- [SOURCE EXCERPT]
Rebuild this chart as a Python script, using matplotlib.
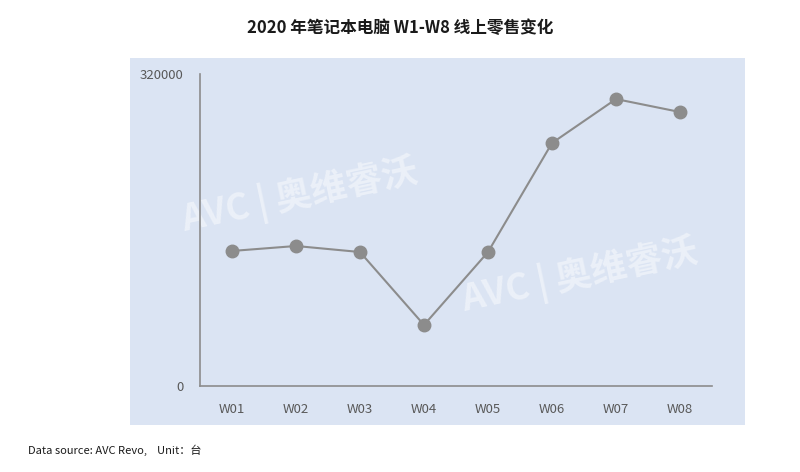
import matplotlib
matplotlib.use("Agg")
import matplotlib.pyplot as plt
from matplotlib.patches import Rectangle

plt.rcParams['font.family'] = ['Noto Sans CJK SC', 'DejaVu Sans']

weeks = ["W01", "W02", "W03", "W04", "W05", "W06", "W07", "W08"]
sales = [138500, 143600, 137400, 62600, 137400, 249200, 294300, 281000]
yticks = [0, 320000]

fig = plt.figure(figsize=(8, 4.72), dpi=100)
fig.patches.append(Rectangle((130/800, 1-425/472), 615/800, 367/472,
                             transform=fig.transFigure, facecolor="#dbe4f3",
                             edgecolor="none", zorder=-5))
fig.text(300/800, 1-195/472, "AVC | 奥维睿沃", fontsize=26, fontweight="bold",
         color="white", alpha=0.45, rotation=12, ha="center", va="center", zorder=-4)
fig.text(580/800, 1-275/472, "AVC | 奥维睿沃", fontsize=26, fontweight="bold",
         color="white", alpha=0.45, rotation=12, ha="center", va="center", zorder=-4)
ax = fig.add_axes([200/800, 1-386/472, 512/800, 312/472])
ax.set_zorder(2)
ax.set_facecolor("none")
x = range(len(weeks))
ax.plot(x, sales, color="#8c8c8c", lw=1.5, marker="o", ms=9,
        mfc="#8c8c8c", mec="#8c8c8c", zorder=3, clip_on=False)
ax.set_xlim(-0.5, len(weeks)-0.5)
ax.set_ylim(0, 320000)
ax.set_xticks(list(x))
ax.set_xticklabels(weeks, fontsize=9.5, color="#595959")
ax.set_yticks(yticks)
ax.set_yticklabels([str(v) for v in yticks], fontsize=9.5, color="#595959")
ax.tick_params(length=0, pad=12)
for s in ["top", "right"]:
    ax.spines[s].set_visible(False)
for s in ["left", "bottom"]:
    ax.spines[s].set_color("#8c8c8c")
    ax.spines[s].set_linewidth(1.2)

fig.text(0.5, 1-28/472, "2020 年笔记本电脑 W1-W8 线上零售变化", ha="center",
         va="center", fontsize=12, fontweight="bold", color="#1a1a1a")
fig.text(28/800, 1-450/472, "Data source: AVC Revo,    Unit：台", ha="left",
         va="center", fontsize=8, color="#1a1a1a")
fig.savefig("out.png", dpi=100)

- [DESCRIPTION OF THE TASK]
Pictures excluded, repeat exactly the lines from the top of the material through the line with "yticks = [0, 320000]", including both of those lines.

- [OUTPUT BELOW]
Rebuild this chart as a Python script, using matplotlib.
import matplotlib
matplotlib.use("Agg")
import matplotlib.pyplot as plt
from matplotlib.patches import Rectangle

plt.rcParams['font.family'] = ['Noto Sans CJK SC', 'DejaVu Sans']

weeks = ["W01", "W02", "W03", "W04", "W05", "W06", "W07", "W08"]
sales = [138500, 143600, 137400, 62600, 137400, 249200, 294300, 281000]
yticks = [0, 320000]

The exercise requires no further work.